-- Stored data --
—————

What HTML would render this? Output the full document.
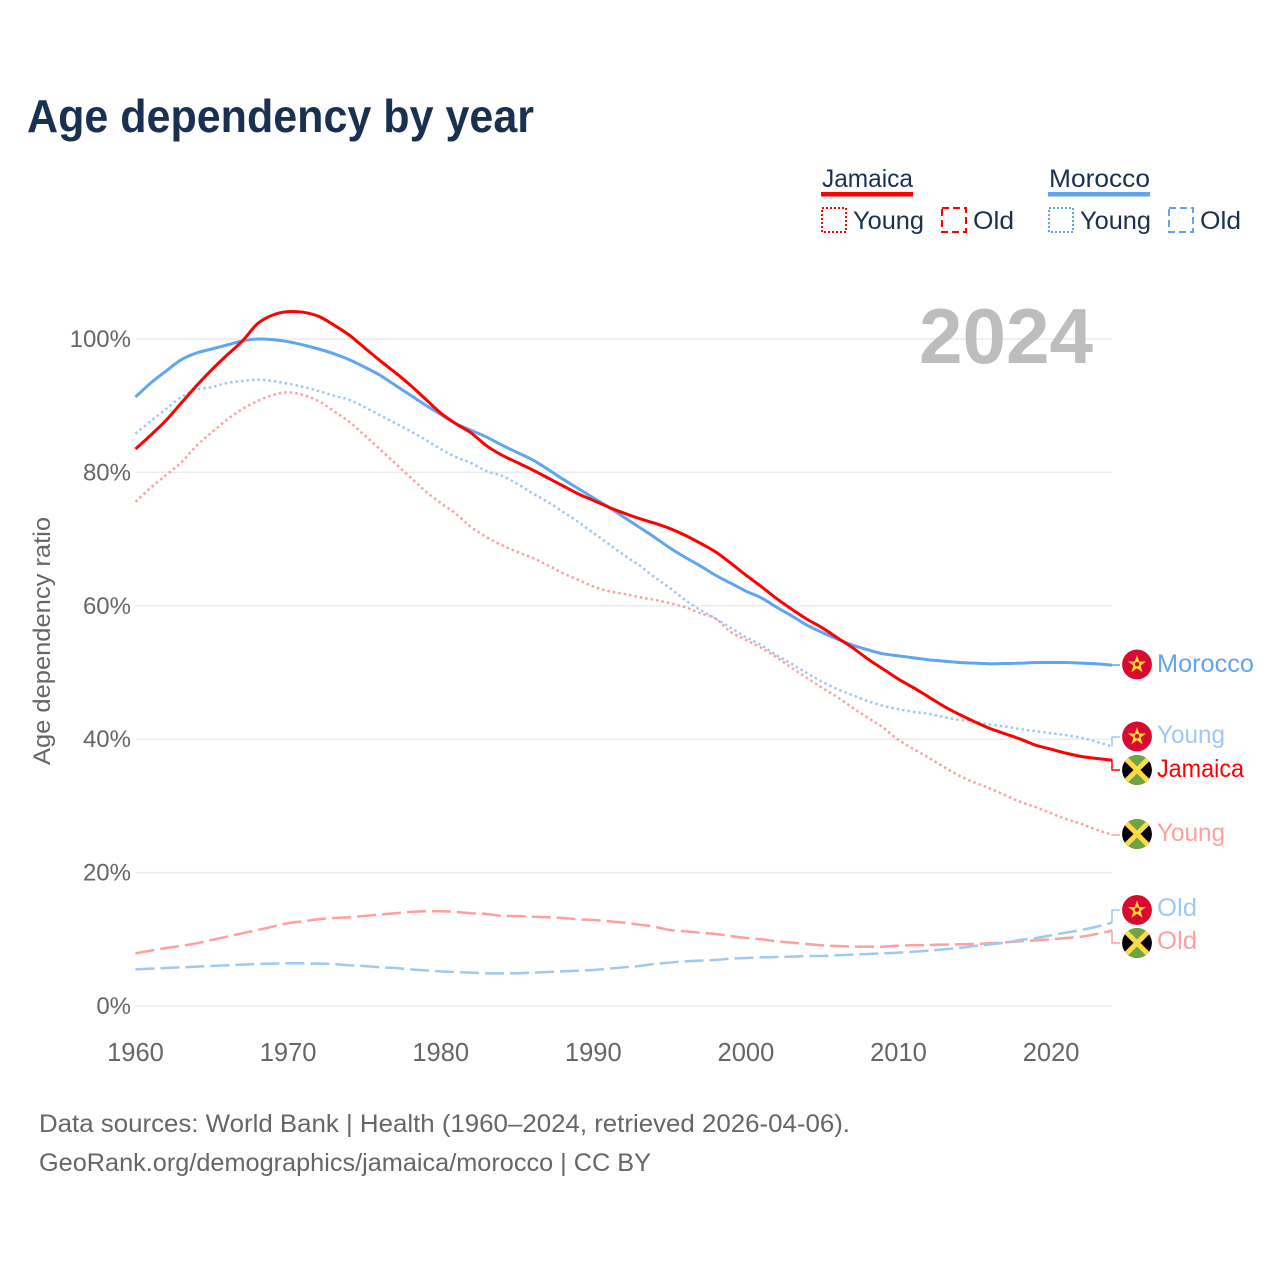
<!DOCTYPE html>
<html lang="en">
<head>
<meta charset="utf-8">
<title>Age dependency by year</title>
<style>
html,body{margin:0;padding:0;background:#fff;width:1280px;height:1280px;overflow:hidden}
svg{display:block}
text{font-family:"Liberation Sans",sans-serif}
</style>
</head>
<body>
<svg id="chart" xmlns="http://www.w3.org/2000/svg" width="1280" height="1280" viewBox="0 0 1280 1280">
  <defs>
    <clipPath id="flag-clip"><circle cx="0" cy="0" r="15"/></clipPath>
    <g id="flag-morocco" clip-path="url(#flag-clip)">
      <circle r="15" fill="#d80a30"/>
      <polygon points="0,-9.5 2.3,-3 9,-3 3.6,1.1 5.6,7.7 0,3.8 -5.6,7.7 -3.6,1.1 -9,-3 -2.3,-3" fill="#fdd835"/>
      <circle r="2.2" cy="-0.3" fill="#d80a30"/>
    </g>
    <g id="flag-jamaica" clip-path="url(#flag-clip)">
      <circle r="15" fill="#000"/>
      <polygon points="-15,-15 15,-15 0,0" fill="#6da544"/>
      <polygon points="-15,15 15,15 0,0" fill="#6da544"/>
      <path d="M-15,-15L15,15M15,-15L-15,15" stroke="#ffda44" stroke-width="5"/>
    </g>
  </defs>

  <text x="27" y="132" font-size="46" font-weight="700" fill="#1a3050" textLength="507" lengthAdjust="spacingAndGlyphs">Age dependency by year</text>

  <g>
    <text x="822" y="187" font-size="25" fill="#1a3050" textLength="91" lengthAdjust="spacingAndGlyphs">Jamaica</text>
    <rect x="821" y="192" width="92" height="4.5" fill="#ff0000"/>
    <rect x="822" y="208" width="24" height="24" fill="none" stroke="#ff0000" stroke-width="2" stroke-dasharray="2 2"/>
    <text x="853" y="229" font-size="25" fill="#1a3050" textLength="71" lengthAdjust="spacingAndGlyphs">Young</text>
    <rect x="942" y="208" width="24" height="24" fill="none" stroke="#ff0000" stroke-width="2" stroke-dasharray="7 4"/>
    <text x="973" y="229" font-size="25" fill="#1a3050" textLength="41" lengthAdjust="spacingAndGlyphs">Old</text>

    <text x="1049" y="187" font-size="25" fill="#1a3050" textLength="101" lengthAdjust="spacingAndGlyphs">Morocco</text>
    <rect x="1048" y="192" width="102" height="4.5" fill="#60a5ee"/>
    <rect x="1049" y="208" width="24" height="24" fill="none" stroke="#60a5ee" stroke-width="2" stroke-dasharray="2 2"/>
    <text x="1080" y="229" font-size="25" fill="#1a3050" textLength="71" lengthAdjust="spacingAndGlyphs">Young</text>
    <rect x="1169" y="208" width="24" height="24" fill="none" stroke="#60a5ee" stroke-width="2" stroke-dasharray="7 4"/>
    <text x="1200" y="229" font-size="25" fill="#1a3050" textLength="41" lengthAdjust="spacingAndGlyphs">Old</text>
  </g>

  <g id="grid"></g>
  <g id="ylabels"></g>
  <g id="xlabels"></g>

  <text transform="translate(50,765) rotate(-90)" x="0" y="0" font-size="24" fill="#666" textLength="248" lengthAdjust="spacingAndGlyphs">Age dependency ratio</text>

  <text x="919" y="363" font-size="78" font-weight="700" fill="#bdbdbd" textLength="174" lengthAdjust="spacingAndGlyphs">2024</text>

  <g id="series"></g>
  <g id="leaders"></g>

  <g>
    <use href="#flag-morocco" x="1137" y="664.5"/>
    <text x="1157" y="672" font-size="25" fill="#60a5ee" textLength="97" lengthAdjust="spacingAndGlyphs">Morocco</text>
    <use href="#flag-morocco" x="1137" y="736.5"/>
    <text x="1157" y="743" font-size="25" fill="#a0c8f5" textLength="68" lengthAdjust="spacingAndGlyphs">Young</text>
    <use href="#flag-jamaica" x="1137" y="770"/>
    <text x="1157" y="777" font-size="25" fill="#ff0000" textLength="87" lengthAdjust="spacingAndGlyphs">Jamaica</text>
    <use href="#flag-jamaica" x="1137" y="834"/>
    <text x="1157" y="841" font-size="25" fill="#ff9f9f" textLength="68" lengthAdjust="spacingAndGlyphs">Young</text>
    <use href="#flag-morocco" x="1137" y="910"/>
    <text x="1157" y="916" font-size="25" fill="#a0c8f5" textLength="40" lengthAdjust="spacingAndGlyphs">Old</text>
    <use href="#flag-jamaica" x="1137" y="943"/>
    <text x="1157" y="949" font-size="25" fill="#ff9f9f" textLength="40" lengthAdjust="spacingAndGlyphs">Old</text>
  </g>

  <text x="39" y="1132" font-size="25" fill="#666" textLength="811" lengthAdjust="spacingAndGlyphs">Data sources: World Bank | Health (1960–2024, retrieved 2026-04-06).</text>
  <text x="39" y="1171" font-size="25" fill="#666" textLength="612" lengthAdjust="spacingAndGlyphs">GeoRank.org/demographics/jamaica/morocco | CC BY</text>
</svg>
<script>
const startYear = 1960;
const yTicks = [0, 20, 40, 60, 80, 100];
const xTicks = [1960, 1970, 1980, 1990, 2000, 2010, 2020];

const jamaicaTotal = [83.5,85.6,87.8,90.4,93.0,95.4,97.6,99.7,102.3,103.6,104.1,104.0,103.4,102.1,100.6,98.7,96.8,95.0,93.1,91.0,88.9,87.3,85.9,84.0,82.6,81.5,80.4,79.2,78.0,76.8,75.8,74.8,73.9,73.1,72.4,71.6,70.6,69.4,68.1,66.4,64.6,62.9,61.1,59.5,58.0,56.7,55.2,53.7,52.0,50.5,49.0,47.7,46.3,44.9,43.7,42.6,41.6,40.8,40.0,39.1,38.5,37.9,37.4,37.1,36.85];
const moroccoTotal = [91.3,93.4,95.2,96.9,97.9,98.5,99.1,99.7,100.0,99.9,99.6,99.1,98.5,97.8,96.9,95.8,94.6,93.1,91.6,90.1,88.7,87.3,86.3,85.3,84.1,83.0,81.9,80.5,79.0,77.6,76.2,74.8,73.3,71.8,70.3,68.7,67.3,66.0,64.6,63.4,62.2,61.2,59.8,58.5,57.1,56.0,55.0,54.1,53.4,52.8,52.5,52.2,51.9,51.7,51.5,51.4,51.3,51.35,51.4,51.5,51.5,51.5,51.4,51.3,51.1];
const moroccoYoung = [85.8,87.7,89.5,91.3,92.4,92.8,93.4,93.7,93.9,93.7,93.3,92.8,92.2,91.5,90.9,89.8,88.6,87.4,86.2,84.9,83.5,82.3,81.4,80.2,79.5,78.3,76.9,75.6,74.1,72.6,70.9,69.3,67.6,66.1,64.3,62.7,60.9,59.4,58.1,56.7,55.3,54.1,52.6,51.3,49.9,48.6,47.5,46.6,45.7,45.0,44.5,44.1,43.8,43.3,42.9,42.6,42.2,41.9,41.5,41.2,40.9,40.6,40.2,39.6,38.9];
const jamaicaYoung = [75.6,77.7,79.6,81.5,84.0,86.0,87.9,89.5,90.7,91.6,92.0,91.6,90.7,89.2,87.6,85.6,83.5,81.4,79.3,77.2,75.4,73.8,71.8,70.3,69.1,68.1,67.2,66.1,64.9,63.9,62.9,62.2,61.8,61.3,60.9,60.4,59.8,58.9,58.1,56.1,54.9,53.7,52.3,50.7,49.2,47.7,46.3,44.7,43.2,41.7,39.9,38.5,37.2,35.8,34.5,33.5,32.6,31.6,30.6,29.8,28.9,28.0,27.3,26.4,25.7];
const jamaicaOld = [7.9,8.3,8.7,9.0,9.4,9.9,10.4,10.9,11.4,11.9,12.4,12.7,13.0,13.2,13.3,13.5,13.7,13.9,14.1,14.2,14.2,14.1,13.9,13.8,13.5,13.5,13.4,13.3,13.2,13.0,12.9,12.7,12.5,12.2,11.9,11.4,11.2,11.0,10.8,10.5,10.2,10.0,9.7,9.5,9.3,9.1,9.0,8.9,8.9,8.9,9.05,9.1,9.15,9.2,9.25,9.3,9.4,9.55,9.7,9.85,10.0,10.2,10.4,10.8,11.3];
const moroccoOld = [5.5,5.6,5.7,5.8,5.9,6.0,6.1,6.2,6.3,6.35,6.4,6.4,6.35,6.3,6.1,6.0,5.8,5.7,5.5,5.35,5.2,5.1,5.0,4.9,4.9,4.9,5.0,5.1,5.2,5.3,5.4,5.6,5.8,6.0,6.3,6.5,6.7,6.8,6.9,7.1,7.2,7.3,7.35,7.4,7.5,7.5,7.6,7.7,7.8,7.9,8.0,8.15,8.3,8.5,8.7,9.0,9.25,9.5,9.9,10.2,10.6,11.0,11.4,11.9,12.5];

const NS = 'http://www.w3.org/2000/svg';

function xScale(year) {
  return 135.5 + (year - startYear) * 15.26;
}
function yScale(value) {
  return 1006 - value * 6.67;
}
function make(tag, attrs, parent) {
  const el = document.createElementNS(NS, tag);
  for (const k in attrs) el.setAttribute(k, attrs[k]);
  parent.appendChild(el);
  return el;
}
function smoothPath(values) {
  const pts = values.map(function (v, i) {
    return [xScale(startYear + i), yScale(v)];
  });
  let d = 'M' + pts[0][0].toFixed(2) + ',' + pts[0][1].toFixed(2);
  for (let i = 0; i < pts.length - 1; i++) {
    const p0 = pts[Math.max(i - 1, 0)];
    const p1 = pts[i];
    const p2 = pts[i + 1];
    const p3 = pts[Math.min(i + 2, pts.length - 1)];
    d += 'C' + (p1[0] + (p2[0] - p0[0]) / 6).toFixed(2) + ',' + (p1[1] + (p2[1] - p0[1]) / 6).toFixed(2) +
         ' ' + (p2[0] - (p3[0] - p1[0]) / 6).toFixed(2) + ',' + (p2[1] - (p3[1] - p1[1]) / 6).toFixed(2) +
         ' ' + p2[0].toFixed(2) + ',' + p2[1].toFixed(2);
  }
  return d;
}

const gridLayer = document.getElementById('grid');
const yLabelLayer = document.getElementById('ylabels');
const xLabelLayer = document.getElementById('xlabels');
const seriesLayer = document.getElementById('series');
const leaderLayer = document.getElementById('leaders');

yTicks.forEach(function (t) {
  const line = make('line', {x1: 135.5, x2: 1112, y1: yScale(t), y2: yScale(t), stroke: '#ececec', 'stroke-width': 1.5}, gridLayer);
  
  
  const label = make('text', {x: 131, y: yScale(t) + 8, 'text-anchor': 'end', 'font-size': 24, fill: '#666'}, yLabelLayer);
  label.textContent = t + '%';
  
  
});

xTicks.forEach(function (t) {
  const label = make('text', {x: xScale(t), y: 1061, 'text-anchor': 'middle', 'font-size': 25.5, fill: '#666'}, xLabelLayer);
  label.textContent = String(t);
  
  
});

function drawSeries(values, name, color, width, dash) {
  const attrs = {d: smoothPath(values), fill: 'none', stroke: color, 'stroke-width': width, 'stroke-linejoin': 'round'};
  if (dash) attrs['stroke-dasharray'] = dash;
  const el = make('path', attrs, seriesLayer);
  
  
}

function drawLeader(values, labelY, name, color) {
  const endY = yScale(values[values.length - 1]);
  const el = make('polyline', {
    points: '1112,' + endY.toFixed(2) + ' 1112,' + labelY + ' 1120,' + labelY,
    fill: 'none', stroke: color, 'stroke-width': 1.5
  }, leaderLayer);
  
  
}

drawSeries(jamaicaOld, 'line-jamaica-old', '#ff9f9f', 2.5, '19 6');
drawSeries(moroccoOld, 'line-morocco-old', '#9fc8f2', 2.5, '19 6');
drawSeries(jamaicaYoung, 'line-jamaica-young', '#ff9f9f', 2.5, '2.5 3');
drawSeries(moroccoYoung, 'line-morocco-young', '#9fc8f2', 2.5, '2.5 3');
drawSeries(moroccoTotal, 'line-morocco-total', '#60a5ee', 3, '');
drawSeries(jamaicaTotal, 'line-jamaica-total', '#ff0000', 3, '');

drawLeader(moroccoTotal, 665, 'leader-morocco-total', '#60a5ee');
drawLeader(moroccoYoung, 737, 'leader-morocco-young', '#a0c8f5');
drawLeader(jamaicaTotal, 770, 'leader-jamaica-total', '#ff0000');
drawLeader(jamaicaYoung, 835, 'leader-jamaica-young', '#ff9f9f');
drawLeader(moroccoOld, 910, 'leader-morocco-old', '#a0c8f5');
drawLeader(jamaicaOld, 943, 'leader-jamaica-old', '#ff9f9f');
</script>
</body>
</html>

—————

-- Exercise prompt --
Give only the number of lines in the listing above that include the string "document".

-- Answer to this task --
7